begin Information provided

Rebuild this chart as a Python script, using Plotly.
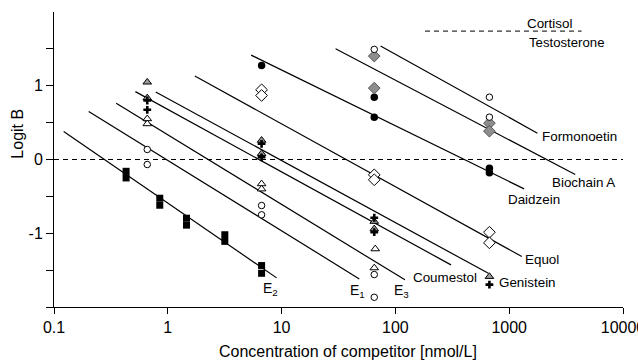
import numpy as np
import plotly.graph_objects as go

# ---- data ----
e2_x = [0.43, 0.43, 0.85, 0.85, 1.46, 1.46, 3.17, 3.17, 6.67, 6.67]
e2_y = [-0.16, -0.25, -0.525, -0.62, -0.796, -0.89, -1.02, -1.11, -1.438, -1.543]

e1_x = [0.66, 0.66, 6.67, 6.67, 65.2, 65.2]
e1_y = [0.136, -0.068, -0.624, -0.75, -1.56, -1.868]

e3_x = [0.66, 0.66, 6.67, 6.67, 66.5, 65.2]
e3_y = [0.552, 0.484, -0.33, -0.40, -1.212, -1.47]

gen_x = [0.66, 0.66, 6.67, 6.67, 65.2, 65.2, 670]
gen_y = [1.049, 0.835, 0.26, 0.08, -0.84, -0.94, -1.587]

cou_x = [0.66, 0.66, 6.67, 6.67, 65.2, 65.2, 670]
cou_y = [0.80, 0.674, 0.213, 0.03, -0.79, -0.986, -1.696]

equ_x = [6.67, 6.67, 65.2, 65.2, 670, 670]
equ_y = [0.945, 0.868, -0.208, -0.275, -0.986, -1.13]

dai_x = [6.67, 65.2, 65.2, 670, 670]
dai_y = [1.275, 0.845, 0.574, -0.12, -0.18]

bio_x = [65.2, 65.2, 670, 670]
bio_y = [1.402, 0.968, 0.493, 0.384]

for_x = [65.2, 670, 670]
for_y = [1.493, 0.845, 0.574]

# regression lines: name, x start, x end, y start, y end
line_names = ["E2", "E1", "E3", "Coumestol", "Genistein", "Equol",
              "Daidzein", "Biochain A", "Formonoetin"]
line_x0 = [0.1216, 0.2018, 0.352, 0.519, 0.783, 1.728, 5.40, 29.8, 74.0]
line_x1 = [9.04, 48.2, 121.3, 308.0, 656.0, 1291.0, 1352.0, 3802.0, 1770.0]
line_y0 = [0.380, 0.651, 0.764, 0.920, 0.916, 1.133, 1.415, 1.502, 1.540]
line_y1 = [-1.605, -1.619, -1.632, -1.429, -1.543, -1.316, -0.398, -0.204, 0.357]

ref_x = [0.1, 10000]       # Cortisol / Testosterone reference (logit 0)
ref_y = [0, 0]
legend_x = [182, 4325]
legend_y = [1.741, 1.741]

tick_vals = [0.1, 1, 10, 100, 1000, 10000]
tick_text = ["0.1", "1", "10", "100", "1000", "10000"]
ytick_vals = [-1, 0, 1]
ytick_text = ["-1", "0", "1"]
yminor_vals = [-2, -1.5, -0.5, 0.5, 1.5]

FONT = "Liberation Sans, Arial, sans-serif"

fig = go.Figure()

# lines
for i in range(len(line_names)):
    fig.add_trace(go.Scatter(x=[line_x0[i], line_x1[i]], y=[line_y0[i], line_y1[i]],
                             mode="lines", line=dict(color="black", width=1.2),
                             showlegend=False, hoverinfo="skip"))

fig.add_trace(go.Scatter(x=ref_x, y=ref_y, mode="lines",
                         line=dict(color="black", width=1, dash="5px,4px"),
                         showlegend=False, hoverinfo="skip"))
fig.add_trace(go.Scatter(x=legend_x, y=legend_y, mode="lines",
                         line=dict(color="black", width=1, dash="5px,4px"),
                         showlegend=False, hoverinfo="skip"))

def pts(x, y, symbol, size, fill, lw=1, lc="black"):
    fig.add_trace(go.Scatter(x=x, y=y, mode="markers",
                             marker=dict(symbol=symbol, size=size, color=fill,
                                         line=dict(color=lc, width=lw)),
                             showlegend=False))

pts(e2_x, e2_y, "square", 7, "black", 0)
pts(e1_x, e1_y, "circle", 6.5, "white", 1)
pts(e3_x, e3_y, "triangle-up", 7.5, "white", 1)
pts(gen_x, gen_y, "triangle-up", 7.5, "#9a9a9a", 1)
pts(cou_x, cou_y, "cross", 6.5, "black", 0)
pts(equ_x, equ_y, "diamond", 9, "white", 1)
pts(dai_x, dai_y, "circle", 7.5, "black", 0)
pts(bio_x, bio_y, "diamond", 9, "#8e8e8e", 1, "#555555")
pts(for_x, for_y, "circle", 6.5, "white", 1)

def px2x(px):
    return -1 + (px - 54.3) / 113.7

def px2y(py):
    return (159 - py) / 73.7

labels = [
    ("Formonoetin", 541, 135.7, 13.4),
    ("Biochain A", 550.5, 181.7, 13.4),
    ("Daidzein", 506.5, 199.3, 13.4),
    ("Equol", 524, 259.3, 13.4),
    ("Genistein", 498, 282.3, 13.4),
    ("Coumestol", 412, 276.7, 13.4),
    ("E<sub>3</sub>", 393, 290, 14),
    ("E<sub>2</sub>", 262.5, 288.5, 14),
    ("E<sub>1</sub>", 349.5, 290, 14),
    ("Cortisol", 526, 22.7, 13.4),
    ("Testosterone", 527.5, 41.7, 13.2),
]
anns = []
for t, px, py, fs in labels:
    anns.append(dict(text=t, x=px2x(px), y=px2y(py), xref="x", yref="y",
                     xanchor="left", yanchor="middle", showarrow=False,
                     borderpad=0, font=dict(family=FONT, size=fs, color="black")))

anns.append(dict(text="Concentration of competitor [nmol/L]", x=(348 - 54.3) / 568.7,
                 y=(307 - 351.5) / 295.3, xref="paper", yref="paper",
                 xanchor="center", yanchor="middle", showarrow=False,
                 font=dict(family=FONT, size=16, color="black")))
anns.append(dict(text="Logit B", x=(18.3 - 54.3) / 568.7, y=(307 - 133.5) / 295.3,
                 xref="paper", yref="paper", textangle=-90,
                 xanchor="center", yanchor="middle", showarrow=False,
                 font=dict(family=FONT, size=16, color="black")))

fig.update_layout(
    width=638, height=363,
    margin=dict(l=54, r=15, t=12, b=56, autoexpand=False),
    paper_bgcolor="white", plot_bgcolor="white",
    font=dict(family=FONT, size=16, color="black"),
    annotations=anns,
    xaxis=dict(type="log", range=[-1, 4], tickvals=tick_vals, ticktext=tick_text,
               ticks="outside", ticklen=6, tickwidth=1, tickcolor="black",
               ticklabeloverflow="allow",
               showline=True, linecolor="black", linewidth=1, showgrid=False,
               zeroline=False, tickfont=dict(family=FONT, size=16)),
    yaxis=dict(range=[-2, 2], tickvals=ytick_vals, ticktext=ytick_text,
               ticks="outside", ticklen=7, tickwidth=1, tickcolor="black",
               minor=dict(tickvals=yminor_vals, ticks="outside", ticklen=7,
                          tickwidth=1, tickcolor="black", showgrid=False),
               showline=True, linecolor="black", linewidth=1, showgrid=False,
               zeroline=False, tickfont=dict(family=FONT, size=16)),
)

fig.write_html("out.html", config={"displayModeBar": False},
               post_script="document.body.style.margin='0';document.body.style.padding='0';")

end Information provided

[Exercise details] Without the pictures, write out all of the material exactly.

[Answer to this task]
Rebuild this chart as a Python script, using Plotly.
import numpy as np
import plotly.graph_objects as go

# ---- data ----
e2_x = [0.43, 0.43, 0.85, 0.85, 1.46, 1.46, 3.17, 3.17, 6.67, 6.67]
e2_y = [-0.16, -0.25, -0.525, -0.62, -0.796, -0.89, -1.02, -1.11, -1.438, -1.543]

e1_x = [0.66, 0.66, 6.67, 6.67, 65.2, 65.2]
e1_y = [0.136, -0.068, -0.624, -0.75, -1.56, -1.868]

e3_x = [0.66, 0.66, 6.67, 6.67, 66.5, 65.2]
e3_y = [0.552, 0.484, -0.33, -0.40, -1.212, -1.47]

gen_x = [0.66, 0.66, 6.67, 6.67, 65.2, 65.2, 670]
gen_y = [1.049, 0.835, 0.26, 0.08, -0.84, -0.94, -1.587]

cou_x = [0.66, 0.66, 6.67, 6.67, 65.2, 65.2, 670]
cou_y = [0.80, 0.674, 0.213, 0.03, -0.79, -0.986, -1.696]

equ_x = [6.67, 6.67, 65.2, 65.2, 670, 670]
equ_y = [0.945, 0.868, -0.208, -0.275, -0.986, -1.13]

dai_x = [6.67, 65.2, 65.2, 670, 670]
dai_y = [1.275, 0.845, 0.574, -0.12, -0.18]

bio_x = [65.2, 65.2, 670, 670]
bio_y = [1.402, 0.968, 0.493, 0.384]

for_x = [65.2, 670, 670]
for_y = [1.493, 0.845, 0.574]

# regression lines: name, x start, x end, y start, y end
line_names = ["E2", "E1", "E3", "Coumestol", "Genistein", "Equol",
              "Daidzein", "Biochain A", "Formonoetin"]
line_x0 = [0.1216, 0.2018, 0.352, 0.519, 0.783, 1.728, 5.40, 29.8, 74.0]
line_x1 = [9.04, 48.2, 121.3, 308.0, 656.0, 1291.0, 1352.0, 3802.0, 1770.0]
line_y0 = [0.380, 0.651, 0.764, 0.920, 0.916, 1.133, 1.415, 1.502, 1.540]
line_y1 = [-1.605, -1.619, -1.632, -1.429, -1.543, -1.316, -0.398, -0.204, 0.357]

ref_x = [0.1, 10000]       # Cortisol / Testosterone reference (logit 0)
ref_y = [0, 0]
legend_x = [182, 4325]
legend_y = [1.741, 1.741]

tick_vals = [0.1, 1, 10, 100, 1000, 10000]
tick_text = ["0.1", "1", "10", "100", "1000", "10000"]
ytick_vals = [-1, 0, 1]
ytick_text = ["-1", "0", "1"]
yminor_vals = [-2, -1.5, -0.5, 0.5, 1.5]

FONT = "Liberation Sans, Arial, sans-serif"

fig = go.Figure()

# lines
for i in range(len(line_names)):
    fig.add_trace(go.Scatter(x=[line_x0[i], line_x1[i]], y=[line_y0[i], line_y1[i]],
                             mode="lines", line=dict(color="black", width=1.2),
                             showlegend=False, hoverinfo="skip"))

fig.add_trace(go.Scatter(x=ref_x, y=ref_y, mode="lines",
                         line=dict(color="black", width=1, dash="5px,4px"),
                         showlegend=False, hoverinfo="skip"))
fig.add_trace(go.Scatter(x=legend_x, y=legend_y, mode="lines",
                         line=dict(color="black", width=1, dash="5px,4px"),
                         showlegend=False, hoverinfo="skip"))

def pts(x, y, symbol, size, fill, lw=1, lc="black"):
    fig.add_trace(go.Scatter(x=x, y=y, mode="markers",
                             marker=dict(symbol=symbol, size=size, color=fill,
                                         line=dict(color=lc, width=lw)),
                             showlegend=False))

pts(e2_x, e2_y, "square", 7, "black", 0)
pts(e1_x, e1_y, "circle", 6.5, "white", 1)
pts(e3_x, e3_y, "triangle-up", 7.5, "white", 1)
pts(gen_x, gen_y, "triangle-up", 7.5, "#9a9a9a", 1)
pts(cou_x, cou_y, "cross", 6.5, "black", 0)
pts(equ_x, equ_y, "diamond", 9, "white", 1)
pts(dai_x, dai_y, "circle", 7.5, "black", 0)
pts(bio_x, bio_y, "diamond", 9, "#8e8e8e", 1, "#555555")
pts(for_x, for_y, "circle", 6.5, "white", 1)

def px2x(px):
    return -1 + (px - 54.3) / 113.7

def px2y(py):
    return (159 - py) / 73.7

labels = [
    ("Formonoetin", 541, 135.7, 13.4),
    ("Biochain A", 550.5, 181.7, 13.4),
    ("Daidzein", 506.5, 199.3, 13.4),
    ("Equol", 524, 259.3, 13.4),
    ("Genistein", 498, 282.3, 13.4),
    ("Coumestol", 412, 276.7, 13.4),
    ("E<sub>3</sub>", 393, 290, 14),
    ("E<sub>2</sub>", 262.5, 288.5, 14),
    ("E<sub>1</sub>", 349.5, 290, 14),
    ("Cortisol", 526, 22.7, 13.4),
    ("Testosterone", 527.5, 41.7, 13.2),
]
anns = []
for t, px, py, fs in labels:
    anns.append(dict(text=t, x=px2x(px), y=px2y(py), xref="x", yref="y",
                     xanchor="left", yanchor="middle", showarrow=False,
                     borderpad=0, font=dict(family=FONT, size=fs, color="black")))

anns.append(dict(text="Concentration of competitor [nmol/L]", x=(348 - 54.3) / 568.7,
                 y=(307 - 351.5) / 295.3, xref="paper", yref="paper",
                 xanchor="center", yanchor="middle", showarrow=False,
                 font=dict(family=FONT, size=16, color="black")))
anns.append(dict(text="Logit B", x=(18.3 - 54.3) / 568.7, y=(307 - 133.5) / 295.3,
                 xref="paper", yref="paper", textangle=-90,
                 xanchor="center", yanchor="middle", showarrow=False,
                 font=dict(family=FONT, size=16, color="black")))

fig.update_layout(
    width=638, height=363,
    margin=dict(l=54, r=15, t=12, b=56, autoexpand=False),
    paper_bgcolor="white", plot_bgcolor="white",
    font=dict(family=FONT, size=16, color="black"),
    annotations=anns,
    xaxis=dict(type="log", range=[-1, 4], tickvals=tick_vals, ticktext=tick_text,
               ticks="outside", ticklen=6, tickwidth=1, tickcolor="black",
               ticklabeloverflow="allow",
               showline=True, linecolor="black", linewidth=1, showgrid=False,
               zeroline=False, tickfont=dict(family=FONT, size=16)),
    yaxis=dict(range=[-2, 2], tickvals=ytick_vals, ticktext=ytick_text,
               ticks="outside", ticklen=7, tickwidth=1, tickcolor="black",
               minor=dict(tickvals=yminor_vals, ticks="outside", ticklen=7,
                          tickwidth=1, tickcolor="black", showgrid=False),
               showline=True, linecolor="black", linewidth=1, showgrid=False,
               zeroline=False, tickfont=dict(family=FONT, size=16)),
)

fig.write_html("out.html", config={"displayModeBar": False},
               post_script="document.body.style.margin='0';document.body.style.padding='0';")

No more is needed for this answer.